До самого последнего часа было никому не известно, поедем ли мы в Царское в день производства или нет. Государь император был в постоянных разъездах по фронтам, и никому не было известно, будет ли он в этот день в столице. К общему огорчению и разочарованию, высочайший приказ о нашем производстве 1 декабря 1914 года состоялся в императорском поезде на пути в Ставку, и государь впервые за всё своё царствование не поздравил лично юнкеров военных училищ Петербурга с производством в офицеры. Вместо ожидавшейся поездки в Царское Село, к которой всё уже было готово, генерал Марченко, выстроив нас в Гербовом зале, прочёл высочайший приказ, в котором мы производились в прапорщики со старшинством с 1 августа 1914 года. Все «майоры», т.е. второгодники, получили чины корнетов, и в их числе эскадронный вахмистр Демидов, взявший вопреки традиции вакансию не в гвардию, а в гусарский Александровский полк. В гвардию вышло около трети выпуска, по большей части в кирасиры и лейб-драгуны. Мои товарищи по смене Палтов и Волоцкой вышли в конно-гренадеры. Многие портупей-юнкера взяли вакансии в Ахтырский гусарский полк, который за громкую боевую славу в боях шёл у нас первым после гвардии.
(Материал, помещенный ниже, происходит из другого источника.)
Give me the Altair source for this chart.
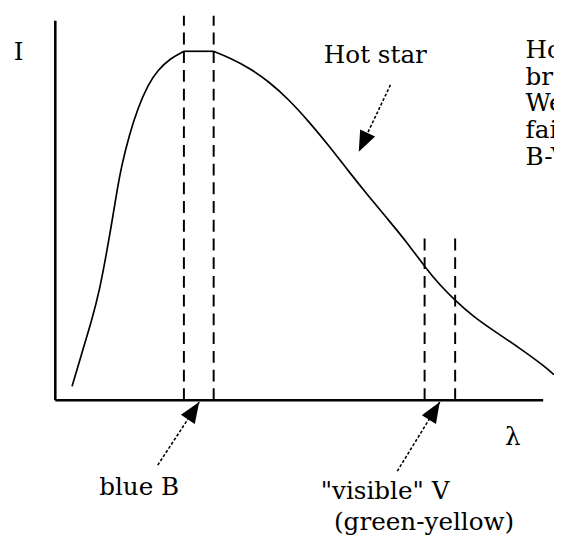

С приказом под погоном мы поднялись в эскадрон, где были радостно встречены поздравлениями молодёжи. Переодевшись, мы через несколько минут снова собрались на средней площадке, куда пришёл эскадронный командир, поздравивший и расцеловавшийся с каждым в отдельности. Он уже не скомандовал, а пригласил нас в церковь словами: «Прошу вас в церковь, господа офицеры!»